Read more: A-lop-bam-boom: Little Richard's saucy style underpins today's hits

But it was the violence of the outside world that was troubling the singer: an exploitative recording industry, racialised violence of white supremacy in the US, and the looming threat of nuclear armageddon.

This final apocalyptic possibility proved too much for Little Richard’s fragile psyche. Already on edge with Great Britain conducting nuclear weapon tests at Maralinga in South Australia, the Soviets’ surprise satellite launch shook the singer. Here is what the consummate fabulist, who never failed to embellish a story, told biographer Charles White:

On our fifth date of the two-week tour […] forty thousand people came to see me at the municipal outdoor arena. That night Russia sent off that very first Sputnik. It looked as though the big ball of fire came directly over the stadium about two or three hundred feet above our heads. It shook my mind. It really shook my mind. I got up from the piano and said, “This is it. I am through. I am leaving show business to go back to God.”

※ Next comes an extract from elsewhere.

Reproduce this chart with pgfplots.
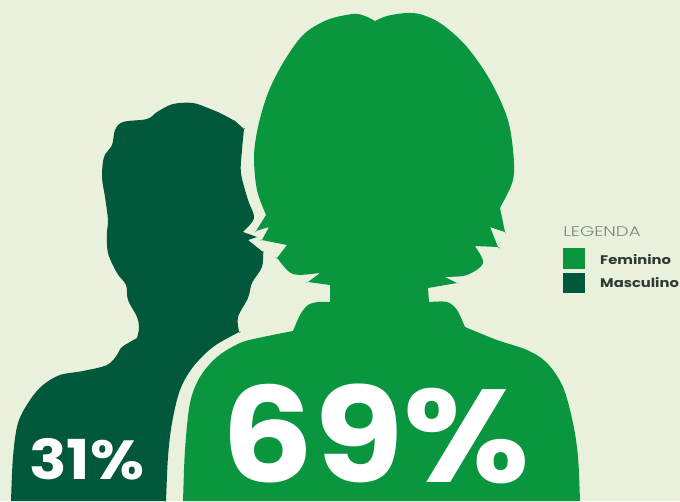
\documentclass[border=0pt]{standalone}
\usepackage{fontspec}
\setmainfont{Poppins}
\newfontfamily\lightfont{Poppins Light}
\usepackage{pgfplots}
\pgfplotsset{compat=1.18}
\definecolor{paper}{HTML}{E9F0DC}
\definecolor{feminino}{HTML}{0A963E}
\definecolor{masculino}{HTML}{02583A}
\definecolor{legendtext}{HTML}{7F867C}
\definecolor{legendlabel}{HTML}{2F3A32}
\begin{document}
\begin{tikzpicture}[x=1pt,y=1pt]
\fill[paper] (0,0) rectangle (680,501);
\path[use as bounding box] (0,0) rectangle (680,501);
\begin{axis}[
  at={(0,0)}, anchor=south west,
  width=680pt, height=501pt, scale only axis,
  xmin=0, xmax=680, ymin=0, ymax=501,
  y dir=reverse, hide axis, clip=true
]
% Male silhouette, 31 %; repeated points keep the hair tips and corners sharp
\addplot[fill=masculino, draw=none, smooth, tension=0.55] coordinates {
(11,501) (11,501) (13,457) (18,423) (30,400) (43,385) (60,375) (83,371) (107,365) (117,355)
(122,347) (137,338) (137,338) (139,328) (137,317) (128,300) (126,285) (117,273) (108,253)
(107,233) (108,220) (105,197) (102,177) (104,157) (112,145) (115,130) (123,122)
(147,119) (157,112) (173,104) (193,103) (208,108) (208,108) (220,113) (235,121) (235,121) (244,129) (244,129) (242,150)
(241,173) (248,200) (254,218) (243,232) (243,232) (257,237) (257,237) (248,240) (248,240) (263,252) (263,252) (262,267)
(252,283) (248,298) (238,317) (239,332) (239,332) (213,347) (193,367) (180,390) (172,423)
(168,457) (166,501) (166,501)
} -- cycle;
% Female silhouette, 69 %
\addplot[fill=feminino, draw=none, smooth, tension=0.55] coordinates {
(183,501) (183,501) (185,450) (190,403) (200,377) (217,357) (240,343) (263,337) (293,331) (293,331)
(300,315) (308,305) (318,302) (330,302) (330,302) (330,285) (330,285) (308,282) (308,282) (320,273) (320,273) (293,274) (277,258) (277,258)
(287,245) (287,245) (262,240) (262,240) (269,227) (269,227) (256,231) (256,231) (266,215) (266,215) (257,190) (254,157) (258,127)
(268,93) (283,63) (303,35) (327,20) (353,14) (365,16) (375,21) (375,21) (387,16) (407,13)
(423,15) (443,25) (467,47) (490,80) (507,117) (513,150) (513,180) (500,208) (500,208)
(505,232) (505,232) (490,227) (490,227) (498,247) (498,247) (475,246) (475,246) (483,263) (467,275) (445,277) (445,277) (457,283) (457,283)
(428,288) (428,288) (429,302) (429,302) (447,302) (457,310) (465,327) (465,327) (497,340) (527,350) (547,363)
(563,387) (573,423) (578,457) (580,501) (580,501)
} -- cycle;
% Legend swatches
\addplot[fill=feminino, draw=none] coordinates {(563,248) (585,248) (585,269) (563,269)} -- cycle;
\addplot[fill=masculino, draw=none] coordinates {(563,273) (585,273) (585,293) (563,293)} -- cycle;
\node[anchor=base west, inner sep=0pt, white, xscale=1.1, font=\fontsize{132}{132}\selectfont\bfseries] at (axis cs:221.5,482) {69\%};
\node[anchor=base west, inner sep=0pt, white, xscale=1.13, font=\fontsize{55}{55}\selectfont\bfseries] at (axis cs:29,479) {31\%};
\node[anchor=base west, inner sep=0pt, legendtext, xscale=1.3, font=\fontsize{14}{14}\selectfont\lightfont] at (axis cs:563,236) {LEGENDA};
\node[anchor=base west, inner sep=0pt, legendlabel, xscale=1.18, font=\fontsize{12.5}{12.5}\selectfont\bfseries] at (axis cs:600,264) {Feminino};
\node[anchor=base west, inner sep=0pt, legendlabel, xscale=1.18, font=\fontsize{12.5}{12.5}\selectfont\bfseries] at (axis cs:600,287) {Masculino};
\end{axis}
\end{tikzpicture}
\end{document}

The next day, Little Richard confirmed his conversion by throwing thousands of dollars’ worth of jewellery from the Stockton Ferry into the Hunter River. Cutting short the tour, he flew home to enrol in a theology program at Oakwood College in Huntsville, Alabama.

“I’m quitting showbiz, I wanna go straight,” the now Reverend Richard Penniman sang in 1960. “I wanna serve my Lord before it’s too late.”

As critic Ainslie Baker bemoaned in The Australian Women’s Weekly: “Little Richard was in great vogue among the rock-‘n-rolling fraternity until he retired to ponder upon the threat to the future of man posed by the nuclear age.”

While he returned to secular music in 1962, he never again visited Australia.

Nuclear music

True or not (and the singer told many different versions of this episode), this story suggests we look closer at music’s often forgotten Cold War context.

Rock ‘n’ roll fans “live in a world of mixed emotions”, Phyllis Battelle wrote in 1956.

Prosperity has built up financial security for them and their families, so they do not want. At the same time, they hear all the talk of world insecurity. Of psychiatry and psychology, of atomic warfare in abeyance. In the back of their minds, like an uncomfortable dream, is the inkling that living-for-today may be a wise course to follow.

This anxiety about young people and their place in an uncertain world travelled across the globe right alongside the big beat. And the stakes couldn’t be higher.

“During the past few years we have had numerous reports of bodgie activities in our larger cities,” one reader wrote in to Australian Women’s Day from Sunshine, Victoria in 1958.

“It’s not a matter to be pushed aside, either. After all, today’s youth will run tomorrow’s world.”

Many tributes to the late singer have included the curious saga of the rock ’n’ roll pioneer’s abrupt, if ultimately brief, retirement in Australia. His five-year departure for the gospel wilderness is not, however, merely a bit of trivia.

If today we can still hear a transgressive, liberatory power in Little Richard’s voice, we should also remember the political context that made that voice meaningful in the first place.

Rock ‘n’ roll mattered precisely because of the kind of world its young listeners inhabited – a world that frightened some of its most famous singers, too.